▸ **Plotting code records**:

• • • • •

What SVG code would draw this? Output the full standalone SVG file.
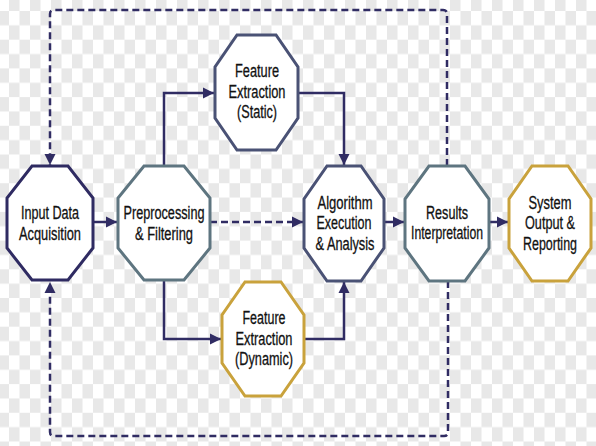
<svg xmlns="http://www.w3.org/2000/svg" width="596" height="446" viewBox="0 0 596 446">
  <defs>
    <pattern id="checker" patternUnits="userSpaceOnUse" x="9" y="11" width="21" height="28.7">
      <rect x="0" y="0" width="21" height="28.7" fill="#ffffff"/>
      <rect x="10.5" y="0" width="10.5" height="14.35" fill="#e8e8e8"/>
      <rect x="0" y="14.35" width="10.5" height="14.35" fill="#e8e8e8"/>
    </pattern>
    <marker id="arrow" viewBox="0 0 10 10" refX="10" refY="5" markerWidth="11" markerHeight="12" markerUnits="userSpaceOnUse" orient="auto">
      <path d="M0,0 L10,5 L0,10 z" fill="#302c63"/>
    </marker>
  </defs>
  <style>
    .node { fill: #ffffff; stroke-width: 3; stroke-linejoin: miter; }
    .navy { stroke: #2f2b62; }
    .slate { stroke: #5e7580; }
    .steel { stroke: #4a5275; }
    .gold { stroke: #c9a23c; }
    .lbl { font-family: "Liberation Sans", Arial, sans-serif; font-size: 17.5px; fill: #111111; stroke: #111111; stroke-width: 0.3; text-anchor: middle; }
    .conn { fill: none; stroke: #302c63; stroke-width: 2.5; marker-end: url(#arrow); }
    .dash { stroke-dasharray: 7 4; }
  </style>

  <rect x="0" y="0" width="596" height="446" fill="url(#checker)"/>

  <g id="connectors">
    <path class="conn" d="M93,222 H117"/>
    <path class="conn dash" d="M210,222 H303"/>
    <path class="conn" d="M164,166 V93 H214"/>
    <path class="conn" d="M298,93 H344 V165"/>
    <path class="conn" d="M164,280 V339 H221"/>
    <path class="conn" d="M304,339 H344 V282"/>
    <path class="conn" d="M384,222 H404"/>
    <path class="conn" d="M489,222 H508"/>
    <path class="conn dash" d="M447,166 V14 Q447,10 443,10 H54 Q50,10 50,14 V165"/>
    <path class="conn dash" d="M448,281 V432 Q448,436 444,436 H54 Q50,436 50,432 V282"/>
  </g>

  <g id="input">
    <polygon class="node navy" points="32,166 68,166 93,198 93,248 68,280 32,280 7,248 7,198"/>
    <text class="lbl" x="50" y="219" textLength="58" lengthAdjust="spacingAndGlyphs">Input Data</text>
    <text class="lbl" x="50" y="240" textLength="62" lengthAdjust="spacingAndGlyphs">Acquisition</text>
  </g>

  <g id="preprocessing">
    <polygon class="node slate" points="144,166 184,166 210,198 210,248 184,280 144,280 118,248 118,198"/>
    <text class="lbl" x="164" y="219" textLength="81" lengthAdjust="spacingAndGlyphs">Preprocessing</text>
    <text class="lbl" x="164" y="240" textLength="58" lengthAdjust="spacingAndGlyphs">&amp; Filtering</text>
  </g>

  <g id="feature-static">
    <polygon class="node steel" points="237,35 276,35 298,67 298,118 276,150 237,150 215,118 215,67"/>
    <text class="lbl" x="257" y="77" textLength="44" lengthAdjust="spacingAndGlyphs">Feature</text>
    <text class="lbl" x="257" y="98" textLength="57" lengthAdjust="spacingAndGlyphs">Extraction</text>
    <text class="lbl" x="257" y="118" textLength="40" lengthAdjust="spacingAndGlyphs">(Static)</text>
  </g>

  <g id="feature-dynamic">
    <polygon class="node gold" points="245,282 281,282 304,315 304,363 281,396 245,396 222,363 222,315"/>
    <text class="lbl" x="264" y="324" textLength="43" lengthAdjust="spacingAndGlyphs">Feature</text>
    <text class="lbl" x="264" y="345" textLength="57" lengthAdjust="spacingAndGlyphs">Extraction</text>
    <text class="lbl" x="264" y="365" textLength="58" lengthAdjust="spacingAndGlyphs">(Dynamic)</text>
  </g>

  <g id="algorithm">
    <polygon class="node steel" points="327,166 361,166 384,199 384,248 361,281 327,281 304,248 304,199"/>
    <text class="lbl" x="345" y="209" textLength="55" lengthAdjust="spacingAndGlyphs">Algorithm</text>
    <text class="lbl" x="344" y="229" textLength="55" lengthAdjust="spacingAndGlyphs">Execution</text>
    <text class="lbl" x="345" y="250" textLength="59" lengthAdjust="spacingAndGlyphs">&amp; Analysis</text>
  </g>

  <g id="results">
    <polygon class="node slate" points="429,166 465,166 489,199 489,248 465,281 429,281 405,248 405,199"/>
    <text class="lbl" x="447" y="219" textLength="42" lengthAdjust="spacingAndGlyphs">Results</text>
    <text class="lbl" x="447" y="239" textLength="72" lengthAdjust="spacingAndGlyphs">Interpretation</text>
  </g>

  <g id="system">
    <polygon class="node gold" points="532,166 568,166 591,199 591,248 568,281 532,281 509,248 509,199"/>
    <text class="lbl" x="550" y="209" textLength="43" lengthAdjust="spacingAndGlyphs">System</text>
    <text class="lbl" x="550" y="229" textLength="50" lengthAdjust="spacingAndGlyphs">Output &amp;</text>
    <text class="lbl" x="550" y="250" textLength="54" lengthAdjust="spacingAndGlyphs">Reporting</text>
  </g>
</svg>
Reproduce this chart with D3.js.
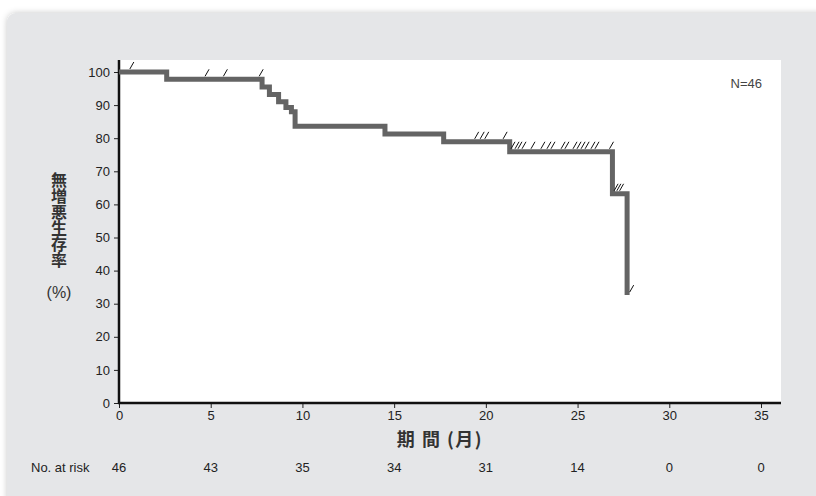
<!DOCTYPE html>
<html>
<head>
<meta charset="utf-8">
<script src="https://cdn.jsdelivr.net/npm/d3@7"></script>
<style>
  body { margin: 0; background: #fff; }
  text { font-family: "Liberation Sans", Arial, sans-serif; }
  .jp { font-family: "Noto Sans CJK JP", sans-serif; }
</style>
</head>
<body>
<svg width="816" height="496"></svg>
<script>
// Kaplan-Meier step curve (months, %)
const stepTimes = [0, 2.6, 7.8, 8.2, 8.7, 9.1, 9.4, 9.6, 14.5, 17.7, 21.3, 26.9, 27.7];
const stepSurv  = [100, 97.8, 95.5, 93.2, 91.0, 89.3, 88.0, 83.6, 81.3, 78.9, 75.9, 63.2, 32.6];

// censored observations (months)
const censorTimes = [0.7, 4.8, 5.8, 7.75,
  19.5, 19.8, 20.05, 21.05,
  21.48, 21.7, 21.86, 22.08, 22.57, 23.11, 23.44, 23.66, 24.21, 24.42,
  24.86, 25.08, 25.3, 25.52, 25.84, 26.06, 26.85,
  27.1, 27.25, 27.4, 27.95];

const xTicks = [0, 5, 10, 15, 20, 25, 30, 35];
const yTicks = [0, 10, 20, 30, 40, 50, 60, 70, 80, 90, 100];
const atRisk = [46, 43, 35, 34, 31, 14, 0, 0];
const yTitle = "無増悪生存率";

var svg = d3.select("svg");

const plotL = 119, plotR = 781, plotT = 60, plotB = 403;
const x = d3.scaleLinear().domain([0, 35]).range([plotL, 761]);
const y = d3.scaleLinear().domain([0, 100]).range([plotB, 72]);

// panel with soft shadow
const defs = svg.append("defs");
const f = defs.append("filter").attr("id", "sh")
  .attr("x", -0.05).attr("y", -0.05).attr("width", 1.2).attr("height", 1.2);
f.append("feDropShadow").attr("dx", 0).attr("dy", 0)
  .attr("stdDeviation", 3).attr("flood-color", "#000").attr("flood-opacity", 0.22);

svg.append("rect")
  .attr("x", 7).attr("y", 13).attr("width", 900).attr("height", 600)
  .attr("rx", 9).attr("fill", "#e5e6e8").attr("filter", "url(#sh)");

svg.append("rect")
  .attr("x", plotL).attr("y", plotT)
  .attr("width", plotR - plotL).attr("height", plotB - plotT)
  .attr("fill", "#fff");

// y axis
const yAxis = svg.append("g")
  .attr("transform", `translate(${plotL},0)`)
  .call(d3.axisLeft(y).tickValues(yTicks).tickSize(5).tickPadding(4));
yAxis.select(".domain").remove();
yAxis.selectAll("text").attr("font-size", 13).attr("fill", "#222")
  .style("font-family", "'Liberation Sans', Arial, sans-serif");
yAxis.selectAll(".tick line").attr("stroke", "#222");

// x axis
const xAxis = svg.append("g")
  .attr("transform", `translate(0,${plotB})`)
  .call(d3.axisBottom(x).tickValues(xTicks).tickSize(5).tickPadding(3));
xAxis.select(".domain").remove();
xAxis.selectAll("text").attr("font-size", 13).attr("fill", "#222")
  .style("font-family", "'Liberation Sans', Arial, sans-serif");
xAxis.selectAll(".tick line").attr("stroke", "#222");

svg.append("line")
  .attr("x1", plotL).attr("x2", plotL).attr("y1", plotT).attr("y2", plotB + 1)
  .attr("stroke", "#111").attr("stroke-width", 2.5);
svg.append("line")
  .attr("x1", plotL - 1).attr("x2", plotR).attr("y1", plotB).attr("y2", plotB)
  .attr("stroke", "#111").attr("stroke-width", 2.5);

// KM curve
const pts = stepTimes.map((t, i) => [t, stepSurv[i]]);
const line = d3.line()
  .x(d => x(d[0])).y(d => y(d[1]))
  .curve(d3.curveStepAfter);
svg.append("path")
  .attr("d", line(pts))
  .attr("fill", "none")
  .attr("stroke", "#646464")
  .attr("stroke-width", 5)
  .attr("stroke-linejoin", "miter");

// censor ticks
const bis = d3.bisector(d => d).right;
function survAt(t) {
  return stepSurv[Math.max(0, bis(stepTimes, t) - 1)];
}
svg.append("g").selectAll("path")
  .data(censorTimes)
  .enter().append("path")
  .attr("d", t => {
    const cx = x(t), cy = y(survAt(t));
    return `M${cx - 2},${cy - 3}L${cx + 2},${cy - 10}`;
  })
  .attr("stroke", "#111")
  .attr("stroke-width", 1);

// N label
svg.append("text")
  .attr("x", 762).attr("y", 88)
  .attr("text-anchor", "end")
  .attr("font-size", 13).attr("fill", "#444")
  .text("N=46");

// y title (vertical)
svg.append("text").attr("class", "jp")
  .attr("x", 59).attr("y", 172)
  .style("writing-mode", "vertical-rl")
  .attr("font-size", 16).attr("font-weight", "bold").attr("fill", "#333")
  .text(yTitle);
svg.append("text")
  .attr("x", 59).attr("y", 298)
  .attr("text-anchor", "middle")
  .attr("font-size", 16).attr("fill", "#333")
  .text("(%)");

// x title
svg.append("text").attr("class", "jp")
  .attr("x", 440).attr("y", 446)
  .attr("text-anchor", "middle")
  .attr("font-size", 18).attr("font-weight", "bold").attr("fill", "#333")
  .attr("letter-spacing", 1.5)
  .text("期 間 (月)");

// number at risk
svg.append("text")
  .attr("x", 31).attr("y", 472)
  .attr("font-size", 13).attr("fill", "#222")
  .text("No. at risk");
svg.append("g").selectAll("text")
  .data(atRisk)
  .enter().append("text")
  .attr("x", (d, i) => x(xTicks[i]))
  .attr("y", 472)
  .attr("text-anchor", "middle")
  .attr("font-size", 13).attr("fill", "#222")
  .text(d => d);
</script>
</body>
</html>
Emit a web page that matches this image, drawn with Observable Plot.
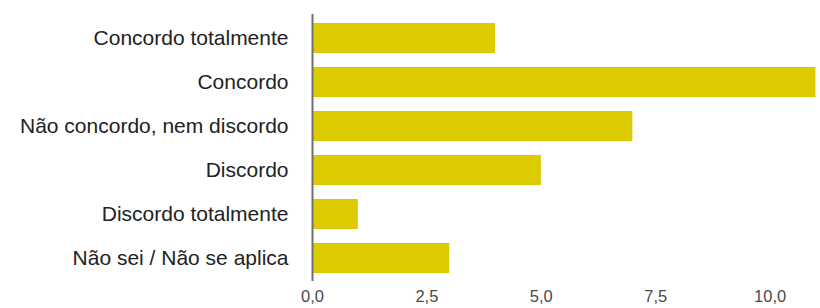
<!DOCTYPE html>
<html>
<head>
<meta charset="utf-8">
<script src="https://cdn.jsdelivr.net/npm/d3@7"></script>
<script src="https://cdn.jsdelivr.net/npm/@observablehq/plot@0.6"></script>
<style>
  html, body { margin: 0; padding: 0; background: #fff; overflow: hidden; }
  #chart svg { display: block; font-family: "Liberation Sans", Arial, sans-serif; }
</style>
</head>
<body>
<div id="chart"></div>
<script>
const categories = [
  "Concordo totalmente",
  "Concordo",
  "Não concordo, nem discordo",
  "Discordo",
  "Discordo totalmente",
  "Não sei / Não se aplica"
];
const counts = [4, 11, 7, 5, 1, 3];
const xTicks = [0, 2.5, 5, 7.5, 10];

const data = categories.map((c, i) => ({category: c, value: counts[i]}));
const fmt = d => d.toFixed(1).replace(".", ",");

const chart = Plot.plot({
  width: 820,
  height: 308,
  marginLeft: 312,
  marginRight: 0,
  marginTop: 14,
  marginBottom: 27,
  style: {fontFamily: "'Liberation Sans', Arial, sans-serif", background: "#fff"},
  x: {domain: [0, 11.1], ticks: xTicks, tickFormat: fmt},
  y: {domain: categories, paddingInner: 0.32, paddingOuter: 0.16},
  marks: [
    Plot.barX(data, {x: "value", y: "category", fill: "#dccb00"}),
    Plot.ruleX([0], {stroke: "#6f6f6f", strokeWidth: 2}),
    Plot.axisX({ticks: xTicks, tickFormat: fmt, tickSize: 0, tickPadding: 9, fontSize: 16.5, fill: "#4a4a4a", label: null}),
    Plot.axisY({tickSize: 0, tickPadding: 24, fontSize: 21, fill: "#222", label: null})
  ]
});
document.getElementById("chart").appendChild(chart);
</script>
</body>
</html>
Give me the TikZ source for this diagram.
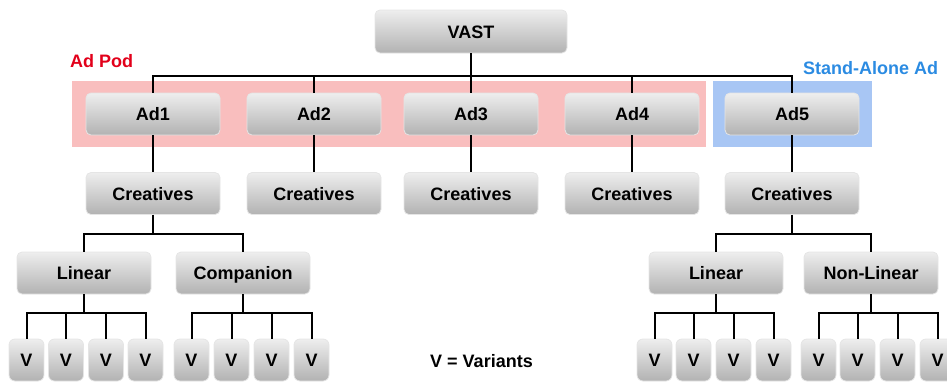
\documentclass[tikz,border=0pt]{standalone}
\usepackage{fontspec}
\setmainfont{Liberation Sans}
\usetikzlibrary{positioning}
\definecolor{podpink}{HTML}{F9BEBE}
\definecolor{soloblue}{HTML}{A8C6F4}
\definecolor{podred}{HTML}{E2001A}
\definecolor{solotext}{HTML}{2B8BE2}
\definecolor{boxtop}{HTML}{EEEEEE}
\definecolor{boxbot}{HTML}{B2B2B2}

\begin{document}
\begin{tikzpicture}[x=1pt,y=-1pt,
  box/.style={rectangle,rounded corners=5pt,top color=boxtop,bottom color=boxbot,
    draw=white!80!gray,line width=0.8pt,font=\fontsize{18}{20}\selectfont\bfseries,
    text height=13pt,text depth=0pt,inner sep=0pt,minimum width=134pt,minimum height=42pt},
  vbox/.style={box,rounded corners=6pt,minimum width=35pt,minimum height=42pt},
  label/.style={anchor=west,inner sep=0pt,font=\fontsize{18}{20}\selectfont\bfseries},
  link/.style={draw=black,line width=2pt},
  tofork/.style={to path={|- (\tikztotarget |- #1) -- (\tikztotarget)}}]
 \useasboundingbox (0,0) rectangle (947,381);
 \clip (0,0) rectangle (947,381);

 % groups
 \fill[podpink] (72,81) rectangle (706,147);
 \fill[soloblue] (713,81) rectangle (872,147);
 \node[label,text=podred] (podlabel) at (70,61) {Ad Pod};
 \node[label,text=solotext] (sololabel) at (803,68) {Stand-Alone Ad};

 \coordinate (adbar) at (0,76);
 \coordinate (crbar) at (0,234);
 \coordinate (vbar) at (0,313);

 \node[box,minimum width=192pt,minimum height=43pt] (vast) at (471,31.5) {VAST};
 \node[box] (ad1) at (153,114) {Ad1};
 \node[box] (ad2) at (314,114) {Ad2};
 \node[box] (ad3) at (471,114) {Ad3};
 \node[box] (ad4) at (632,114) {Ad4};
 \node[box] (ad5) at (792,114) {Ad5};
 \node[box] (cr1) at (153,193.5) {Creatives};
 \node[box] (cr2) at (314,193.5) {Creatives};
 \node[box] (cr3) at (471,193.5) {Creatives};
 \node[box] (cr4) at (632,193.5) {Creatives};
 \node[box] (cr5) at (792,193.5) {Creatives};
 \node[box] (lin1) at (84,273) {Linear};
 \node[box] (comp) at (243,273) {Companion};
 \node[box] (lin2) at (716,273) {Linear};
 \node[box] (nonlin) at (871,273) {Non-Linear};

 \node[vbox] (v1) at (26.5,360) {V};
 \node[vbox] (v2) at (66,360) {V};
 \node[vbox] (v3) at (106,360) {V};
 \node[vbox] (v4) at (145.5,360) {V};
 \node[vbox] (v5) at (191.5,360) {V};
 \node[vbox] (v6) at (231.5,360) {V};
 \node[vbox] (v7) at (271.5,360) {V};
 \node[vbox] (v8) at (311.5,360) {V};
 \node[vbox] (v9) at (654.5,360) {V};
 \node[vbox] (v10) at (693.5,360) {V};
 \node[vbox] (v11) at (733.5,360) {V};
 \node[vbox] (v12) at (773.5,360) {V};
 \node[vbox] (v13) at (818.5,360) {V};
 \node[vbox] (v14) at (857.5,360) {V};
 \node[vbox] (v15) at (897.5,360) {V};
 \node[vbox] (v16) at (937.5,360) {V};

 \node[label] (legend) at (430,361) {V = Variants};

 \draw[link]
 (vast.south) edge[tofork=adbar] (ad1.north)
 (vast.south) edge[tofork=adbar] (ad2.north)
 (vast.south) edge[tofork=adbar] (ad3.north)
 (vast.south) edge[tofork=adbar] (ad4.north)
 (vast.south) edge[tofork=adbar] (ad5.north)
 (ad1) edge (cr1)
 (ad2) edge (cr2)
 (ad3) edge (cr3)
 (ad4) edge (cr4)
 (ad5) edge (cr5)
 (cr1.south) edge[tofork=crbar] (lin1.north)
 (cr1.south) edge[tofork=crbar] (comp.north)
 (cr5.south) edge[tofork=crbar] (lin2.north)
 (cr5.south) edge[tofork=crbar] (nonlin.north)
 (lin1.south) edge[tofork=vbar] (v1.north)
 (lin1.south) edge[tofork=vbar] (v2.north)
 (lin1.south) edge[tofork=vbar] (v3.north)
 (lin1.south) edge[tofork=vbar] (v4.north)
 (comp.south) edge[tofork=vbar] (v5.north)
 (comp.south) edge[tofork=vbar] (v6.north)
 (comp.south) edge[tofork=vbar] (v7.north)
 (comp.south) edge[tofork=vbar] (v8.north)
 (lin2.south) edge[tofork=vbar] (v9.north)
 (lin2.south) edge[tofork=vbar] (v10.north)
 (lin2.south) edge[tofork=vbar] (v11.north)
 (lin2.south) edge[tofork=vbar] (v12.north)
 (nonlin.south) edge[tofork=vbar] (v13.north)
 (nonlin.south) edge[tofork=vbar] (v14.north)
 (nonlin.south) edge[tofork=vbar] (v15.north)
 (nonlin.south) edge[tofork=vbar] (v16.north);
\end{tikzpicture}
\end{document}
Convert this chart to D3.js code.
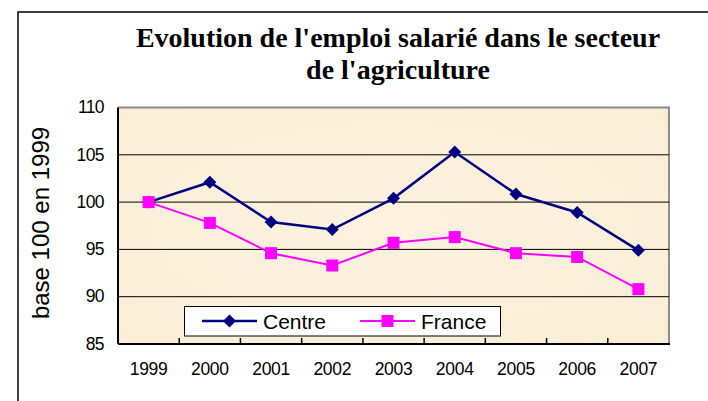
<!DOCTYPE html>
<html><head><meta charset="utf-8">
<script src="https://cdn.jsdelivr.net/npm/d3@7"></script>
<style>body{margin:0;background:#fff}svg{display:block}</style>
</head><body>
<script>
const years = ["1999","2000","2001","2002","2003","2004","2005","2006","2007"];
const centre = [100, 102.1, 97.9, 97.1, 100.4, 105.3, 100.85, 98.9, 94.9];
const france = [100, 97.8, 94.6, 93.3, 95.7, 96.3, 94.6, 94.2, 90.8];
const yTicks = [85, 90, 95, 100, 105, 110];
const titleLines = ["Evolution de l'emploi salarié dans le secteur", "de l'agriculture"];
const yTitle = "base 100 en 1999";
const seriesNames = ["Centre", "France"];

const W = 708, H = 401;
const svg = d3.select("body").append("svg").attr("width", W).attr("height", H);

// outer frame
svg.append("path").attr("d", `M18,${H} L18,12 L${W},12`).attr("fill","none").attr("stroke","#000").attr("stroke-width",1.5);

const L = 118, R = 669, T = 107.5, B = 344;
const x = d3.scaleBand().domain(years).range([L, R]);
const y = d3.scaleLinear().domain([85, 110]).range([B, T]);

const defs = svg.append("defs");
const grad = defs.append("radialGradient").attr("id","bg").attr("cx","0.5").attr("cy","0.5").attr("r","0.75");
grad.append("stop").attr("offset","0").attr("stop-color","#FCF2DF");
grad.append("stop").attr("offset","1").attr("stop-color","#F9EDD5");

svg.append("rect").attr("x",L).attr("y",T).attr("width",R-L).attr("height",B-T).attr("fill","url(#bg)");
// plot border top/right gray
svg.append("path").attr("d",`M${L},${T} L${R},${T} L${R},${B}`).attr("fill","none").attr("stroke","#8c8c8c").attr("stroke-width",2);

// gridlines
svg.append("g").selectAll("line").data(yTicks.filter(d => d > 85 && d < 110)).join("line")
  .attr("x1",L).attr("x2",R).attr("y1",d=>y(d)).attr("y2",d=>y(d))
  .attr("stroke","#000").attr("stroke-width",1);

// x axis with inner ticks between categories
const xAxis = d3.axisBottom(x).tickSize(0).tickPadding(0);
const gx = svg.append("g").attr("transform",`translate(0,${B})`).call(xAxis);
gx.select(".domain").remove();
gx.selectAll("text").attr("y", 31).attr("dy",0).attr("font-family","Liberation Sans, Arial, sans-serif").attr("font-size","17.5px").attr("fill","#000").attr("letter-spacing","-0.3px");
svg.append("g").selectAll("line").data(years.slice(1)).join("line")
  .attr("x1",d=>x(d)).attr("x2",d=>x(d)).attr("y1",B).attr("y2",B-6)
  .attr("stroke","#000").attr("stroke-width",1.5);
svg.append("line").attr("x1",L).attr("x2",R+1).attr("y1",B).attr("y2",B).attr("stroke","#000").attr("stroke-width",2);

// y axis
const yAxis = d3.axisLeft(y).tickValues(yTicks).tickSize(0).tickPadding(14);
const gy = svg.append("g").attr("transform",`translate(${L},0)`).call(yAxis);
gy.select(".domain").remove();
gy.selectAll("text").attr("font-family","Liberation Sans, Arial, sans-serif").attr("font-size","17.5px").attr("fill","#000").attr("letter-spacing","-0.6px").attr("dy","0.3em");
svg.append("line").attr("x1",L).attr("x2",L).attr("y1",T).attr("y2",B).attr("stroke","#000").attr("stroke-width",2);

// lines
const line = d3.line().x((d,i)=>x(years[i])+x.bandwidth()/2).y(d=>y(d));
svg.append("path").datum(centre).attr("d",line).attr("fill","none").attr("stroke","#000080").attr("stroke-width",2.5);
svg.append("path").datum(france).attr("d",line).attr("fill","none").attr("stroke","#FF00FF").attr("stroke-width",2);

const diamond = s => `M0,${-s} L${s},0 L0,${s} L${-s},0 Z`;
svg.append("g").selectAll("path").data(centre).join("path")
  .attr("transform",(d,i)=>`translate(${x(years[i])+x.bandwidth()/2},${y(d)})`)
  .attr("d",diamond(6.5)).attr("fill","#000080");
svg.append("g").selectAll("rect").data(france).join("rect")
  .attr("x",(d,i)=>x(years[i])+x.bandwidth()/2-6).attr("y",d=>y(d)-6)
  .attr("width",12).attr("height",12).attr("fill","#FF00FF");

// legend
const lg = svg.append("g");
lg.append("rect").attr("x",184.5).attr("y",306.5).attr("width",316).attr("height",29.5).attr("fill","#fff").attr("stroke","#000").attr("stroke-width",1);
lg.append("line").attr("x1",202).attr("x2",257).attr("y1",321).attr("y2",321).attr("stroke","#000080").attr("stroke-width",2.5);
lg.append("path").attr("transform","translate(229.5,321)").attr("d",diamond(6.5)).attr("fill","#000080");
lg.append("text").attr("x",263).attr("y",328.5).text(seriesNames[0]).attr("font-family","Liberation Sans, Arial, sans-serif").attr("font-size","21px").attr("fill","#000");
lg.append("line").attr("x1",360).attr("x2",415).attr("y1",321).attr("y2",321).attr("stroke","#FF00FF").attr("stroke-width",2);
lg.append("rect").attr("x",381.5).attr("y",315).attr("width",12).attr("height",12).attr("fill","#FF00FF");
lg.append("text").attr("x",421).attr("y",328.5).text(seriesNames[1]).attr("font-family","Liberation Sans, Arial, sans-serif").attr("font-size","21px").attr("fill","#000");

// title
svg.append("g").selectAll("text").data(titleLines).join("text")
  .attr("x",398).attr("y",(d,i)=>46.5 + i*32).attr("text-anchor","middle")
  .attr("font-family","Liberation Serif, Times New Roman, serif").attr("font-weight","bold")
  .attr("font-size","28px").attr("fill","#000").text(d=>d);

// y title
svg.append("text").attr("transform","translate(49,223) rotate(-90)").attr("text-anchor","middle")
  .attr("font-family","Liberation Sans, Arial, sans-serif").attr("font-size","24px").attr("fill","#000").text(yTitle);
</script>
</body></html>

• • • • •

▸ **Requirements**:
Exactly and only the lines from the line with "Emit a web page" to the line with "const fmt = d", both ends included, should be echoed. Do not carry over the pictures.

▸ **Response to the exercise**:
Emit a web page that matches this image, drawn with Observable Plot.
<!DOCTYPE html>
<html>
<head>
<meta charset="utf-8">
<script src="https://cdn.jsdelivr.net/npm/d3@7"></script>
<script src="https://cdn.jsdelivr.net/npm/@observablehq/plot@0.6"></script>
<style>
  html, body { margin: 0; padding: 0; background: #fff; overflow: hidden; }
  #chart svg { display: block; font-family: "Liberation Sans", Arial, sans-serif; }
</style>
</head>
<body>
<div id="chart"></div>
<script>
const categories = [
  "Concordo totalmente",
  "Concordo",
  "Não concordo, nem discordo",
  "Discordo",
  "Discordo totalmente",
  "Não sei / Não se aplica"
];
const counts = [4, 11, 7, 5, 1, 3];
const xTicks = [0, 2.5, 5, 7.5, 10];

const data = categories.map((c, i) => ({category: c, value: counts[i]}));
const fmt = d => d.toFixed(1).replace(".", ",");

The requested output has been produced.